Dans une deuxième partie, le roman tourne au thriller avec la traque du journaliste Keeling et la mise en œuvre du plan diabolique élaboré par Ted Muller-Smith,le gourou de la puissante Ijing Ltd. Ces deux parties de l’intrigue sont parfaitement réalisées et sont toutes les deux passionnantes.
L’écriture, sans fioriture est très efficace. Les personnages sont bien campés et complètement crédibles, que ce soit le personnage principal ou une palette de personnages secondaires très intéressants.
Excellent roman, mais hélas ! Il me semble que la fin de l’histoire n’est pas pas dans ce bouquin. Ce serait suite au prochain numéro ? Le lecteur frustré reste sur sa faim, le scénario n’est pas complètement bouclé. Je verrais bien une suite dont le titre serait Serenity, qui après avoir présenté ici les villes protégées, développerait le concept des nations privées. Attendons ! Espérons simplement que la suite (s’il y a) se limitera à un livre et que l’on ne tombera pas dans le roman feuilleton où il faut acheter une multitude de bouquins pour avoir le fin mot de l’histoire. Dommage car c’est un livre original et captivant, sans ça j’en aurais bien fait un coup de cœur.
Extrait :Les systèmes politiques actuels ont montré leurs limites. C’est au tour des pays administrés par des clients-actionnaires de voir le jour. La nationalité va devenir un produit comme un autre. On peut choisir l’entreprise dans laquelle on travaille. On peut la choisir en fonction de ses valeurs, des avantages qu’elle propose à ses salariés, de sa stratégie de développement, de son risque de faillite, de la personnalité de son patron. De la même manière, on pourra bientôt choisir le pays dans lequel on veut vivre et la nationalité qui va avec.
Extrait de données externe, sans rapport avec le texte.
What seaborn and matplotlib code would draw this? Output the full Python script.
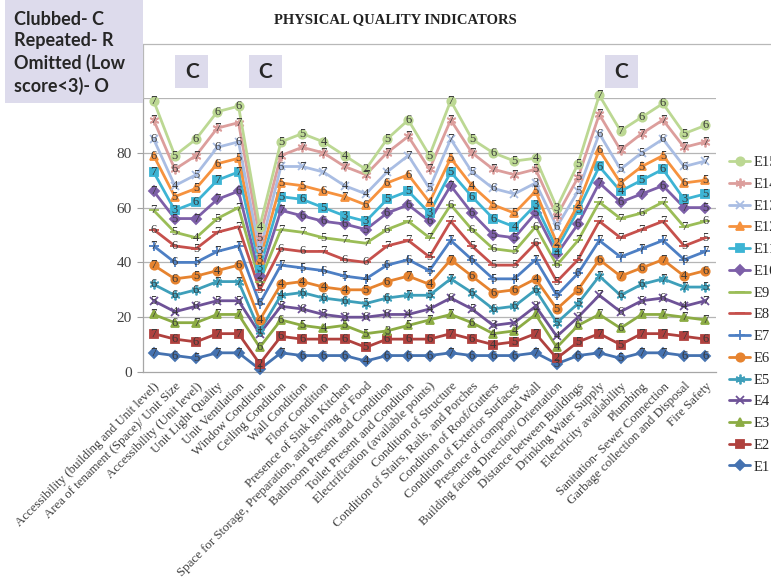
import numpy as np
import pandas as pd
import matplotlib
matplotlib.use("Agg")
import matplotlib.pyplot as plt
import seaborn as sns
from matplotlib.patches import Rectangle
from matplotlib.lines import Line2D

# Physical quality indicators (x categories)
indicators = [
    "Accessibility (building and Unit level)",
    "Area of tenament (Space)/ Unit Size",
    "Accessibility (Unit level)",
    "Unit Light Quality",
    "Unit Ventilation",
    "Window Condition",
    "Ceiling Condition",
    "Wall Condition",
    "Floor Condition",
    "Presence of Sink in Kitchen",
    "Space for Storage, Preparation, and Serving of Food",
    "Bathroom Present and Condition",
    "Toilet Present and Condition",
    "Electrification (available points)",
    "Condition of Structure",
    "Condition of Stairs, Rails, and Porches",
    "Condition of Roof/Gutters",
    "Condition of Exterior Surfaces",
    "Presence of compound Wall",
    "Building facing Direction/ Orientation",
    "Distance between Buildings",
    "Drinking Water Supply",
    "Electricity availability",
    "Plumbing",
    "Sanitation- Sewer Connection",
    "Garbage collection and Disposal",
    "Fire Safety",
]

# Scores given by each evaluator (stacked in the chart)
E1 = [7, 6, 5, 7, 7, 1, 7, 6, 6, 6, 4, 6, 6, 6, 7, 6, 6, 6, 7, 3, 6, 7, 5, 7, 7, 6, 6]
E2 = [7, 6, 6, 7, 7, 2, 6, 6, 6, 6, 5, 6, 6, 6, 7, 6, 4, 5, 7, 2, 5, 7, 5, 7, 7, 7, 6]
E3 = [7, 6, 7, 7, 7, 6, 6, 5, 4, 5, 5, 3, 5, 7, 7, 6, 4, 4, 7, 4, 6, 7, 6, 7, 7, 7, 7]
E4 = [5, 4, 6, 5, 5, 5, 5, 6, 5, 3, 6, 6, 4, 4, 6, 5, 3, 3, 3, 4, 3, 7, 6, 5, 6, 4, 7]
E5 = [6, 6, 6, 7, 7, 1, 4, 6, 6, 6, 5, 6, 7, 5, 7, 6, 6, 6, 6, 5, 5, 7, 6, 6, 7, 7, 5]
E6 = [7, 6, 5, 4, 6, 4, 4, 4, 4, 4, 5, 6, 7, 4, 7, 6, 6, 6, 4, 5, 5, 6, 7, 6, 7, 4, 6]
E7 = [7, 6, 5, 7, 7, 6, 7, 5, 6, 5, 4, 6, 6, 5, 7, 6, 5, 4, 7, 5, 6, 7, 7, 7, 7, 6, 7]
E8 = [6, 6, 5, 7, 7, 5, 6, 6, 7, 6, 6, 7, 7, 5, 7, 5, 5, 5, 6, 5, 5, 7, 7, 7, 7, 5, 5]
E9 = [7, 5, 4, 5, 7, 3, 7, 7, 5, 7, 7, 6, 7, 7, 6, 6, 6, 5, 6, 6, 7, 7, 7, 6, 7, 7, 6]
E10 = [7, 5, 7, 7, 6, 2, 7, 6, 6, 6, 5, 6, 6, 6, 7, 6, 5, 5, 5, 4, 6, 7, 6, 7, 6, 7, 5]
E11 = [7, 3, 6, 7, 7, 3, 5, 6, 5, 3, 3, 5, 5, 3, 5, 6, 6, 4, 3, 2, 5, 6, 4, 5, 6, 3, 5]
E12 = [6, 5, 5, 6, 5, 3, 5, 5, 6, 7, 6, 6, 6, 4, 5, 4, 5, 5, 5, 2, 2, 6, 3, 5, 5, 6, 5]
E13 = [6, 4, 5, 6, 6, 3, 6, 7, 7, 4, 4, 4, 7, 5, 7, 5, 6, 7, 3, 6, 5, 6, 5, 5, 6, 6, 7]
E14 = [7, 6, 7, 7, 7, 5, 4, 7, 7, 7, 7, 7, 7, 7, 7, 7, 7, 7, 5, 4, 5, 7, 7, 7, 7, 7, 7]
E15 = [7, 5, 6, 6, 6, 4, 5, 5, 4, 4, 2, 5, 6, 5, 7, 5, 6, 5, 4, 3, 5, 7, 7, 6, 6, 5, 6]

series_names = ["E1", "E2", "E3", "E4", "E5", "E6", "E7", "E8",
                "E9", "E10", "E11", "E12", "E13", "E14", "E15"]
scores = [E1, E2, E3, E4, E5, E6, E7, E8, E9, E10, E11, E12, E13, E14, E15]

# Grouping notes shown above the chart
note_text = "Clubbed- C\nRepeated- R\nOmitted (Low\nscore<3)- O"
clubbed_tags = ["C", "C", "C"]
clubbed_pos = [1.8, 5.25, 22.05]   # in category units

colors = ["#4572b0", "#b0413e", "#8cac44", "#6e5297", "#3e9fba", "#e6832f",
          "#4d7fc4", "#c6504c", "#9bbd57", "#7d5fa8", "#3db4d4", "#f6923e",
          "#a9bde3", "#dc9e9c", "#bcd893"]
markers = ["D", "s", "^", "x", (6, 2, 0), "o", "+", "_",
           "_", "D", "s", "^", "x", (6, 2, 0), "o"]
msizes = [5, 6, 6, 6, 7, 6, 7, 7, 7, 5, 6, 6, 6, 7, 6]

sns.set_theme(style="white")
plt.rcParams["font.family"] = ["Liberation Serif", "DejaVu Serif"]

W, H = 771, 584
fig = plt.figure(figsize=(W / 100, H / 100), dpi=100)
fig.patch.set_facecolor("white")

left, right, top, bottom = 143, 716, 98, 372
ax = fig.add_axes([left / W, 1 - bottom / H, (right - left) / W, (bottom - top) / H])

pos = np.arange(len(indicators))
stacked = np.cumsum(np.array(scores), axis=0)

records = []
for name, vals, tops in zip(series_names, scores, stacked):
    for p, v, t in zip(pos, vals, tops):
        records.append({"series": name, "pos": p, "score": v, "stacked": t})
df = pd.DataFrame(records)

for i, name in enumerate(series_names):
    sub = df[df["series"] == name]
    sns.lineplot(data=sub, x="pos", y="stacked", ax=ax, color=colors[i],
                 linewidth=2.0, marker=markers[i], markersize=msizes[i],
                 markeredgecolor=colors[i], markeredgewidth=1.3,
                 legend=False, clip_on=False, zorder=3 + i * 0.01)
    for _, r in sub.iterrows():
        ax.text(r["pos"], r["stacked"], f"{int(r['score'])}", ha="center",
                va="center", fontsize=9, color="#383838", zorder=5)

ax.set_xlim(-0.5, len(indicators) - 0.5)
ax.set_ylim(0, 100)
ax.set_yticks([0, 20, 40, 60, 80])
ax.set_yticklabels(["0", "20", "40", "60", "80"], fontsize=11, color="#404040")
for g in [20, 40, 60, 80, 100]:
    ax.axhline(g, color="#b5b5b5", linewidth=0.9, zorder=1)

ax.set_xticks(pos)
ax.set_xticklabels(indicators, rotation=45, ha="right", rotation_mode="anchor",
                   fontsize=9.3, color="#404040")
ax.set_xticks(np.arange(-0.5, len(indicators), 1.0), minor=True)
ax.tick_params(axis="x", which="major", length=0, pad=6)
ax.tick_params(axis="x", which="minor", length=5, color="#a0a0a0", width=0.8)
ax.tick_params(axis="y", which="major", length=4, color="#a0a0a0", width=0.8,
               left=True, pad=4)
ax.set_xlabel("")
ax.set_ylabel("")
for s in ["top", "right"]:
    ax.spines[s].set_visible(False)
for s in ["left", "bottom"]:
    ax.spines[s].set_color("#a6a6a6")
    ax.spines[s].set_linewidth(0.9)
ax.grid(False)

# Title
fig.text(395 / W, 1 - 20 / H, "PHYSICAL QUALITY INDICATORS", ha="center",
         va="center", fontsize=10.5, fontweight="bold", color="#222222")

# Chart-area outline
fig.add_artist(Line2D([left / W, 1.0], [1 - 44 / H, 1 - 44 / H],
                      transform=fig.transFigure, color="#b8b8b8", linewidth=0.9))
fig.add_artist(Line2D([left / W, left / W], [1 - 44 / H, 1 - top / H],
                      transform=fig.transFigure, color="#b8b8b8", linewidth=0.9))

box_color = "#dddbec"
# Notes box
fig.add_artist(Rectangle((5 / W, 1 - 103 / H), 138 / W, 103 / H,
                         transform=fig.transFigure, facecolor=box_color,
                         edgecolor="none", zorder=10))
fig.text(14 / W, 1 - 53 / H, note_text, ha="left", va="center", fontsize=13,
         fontweight="bold", family=["Lato", "DejaVu Sans"],
         color="#262626", linespacing=1.3, zorder=11)

# "C" tags above clubbed indicators
cat_w = (right - left) / len(indicators)
for tag, cpos in zip(clubbed_tags, clubbed_pos):
    xpix = left + (cpos + 0.5) * cat_w
    bw, bh = 33, 33
    fig.add_artist(Rectangle(((xpix - bw / 2) / W, 1 - 88 / H), bw / W, bh / H,
                             transform=fig.transFigure, facecolor=box_color,
                             edgecolor="none", zorder=10))
    fig.text(xpix / W, 1 - 71.5 / H, tag, ha="center", va="center",
             fontsize=15, fontweight="bold", family=["Lato", "DejaVu Sans"],
             color="#262626", zorder=11)

# Legend (top series first)
handles = []
for i in reversed(range(len(series_names))):
    handles.append(Line2D([0], [0], color=colors[i], linewidth=2.0,
                          marker=markers[i], markersize=msizes[i],
                          markeredgecolor=colors[i], markeredgewidth=1.3))
labels = list(reversed(series_names))
fig.legend(handles, labels, loc="upper left",
           bbox_to_anchor=(729 / W, 1 - 156 / H), frameon=False, fontsize=10.5,
           handlelength=1.45, handletextpad=0.25, labelspacing=0.585,
           borderaxespad=0, borderpad=0, numpoints=1)

fig.savefig("out.png", dpi=100)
Un chouette bouquin que j’ai eu plaisir à lire et à chroniquer il y a un petit moment déjà ! Gageons que le suivant soit aussi bon que celui ci , car j’en redemande ! Amitiés!
salut Ray
merci pour ton commentaire et un clin d’oeil à la chute du papier: pour la suite, c’est plutôt bien vu…
Philippe
Le terrain est très bien préparé pour la suite. J’aurais été déçu s’il n’y en avait pas eu. Je l’attends avec impatience.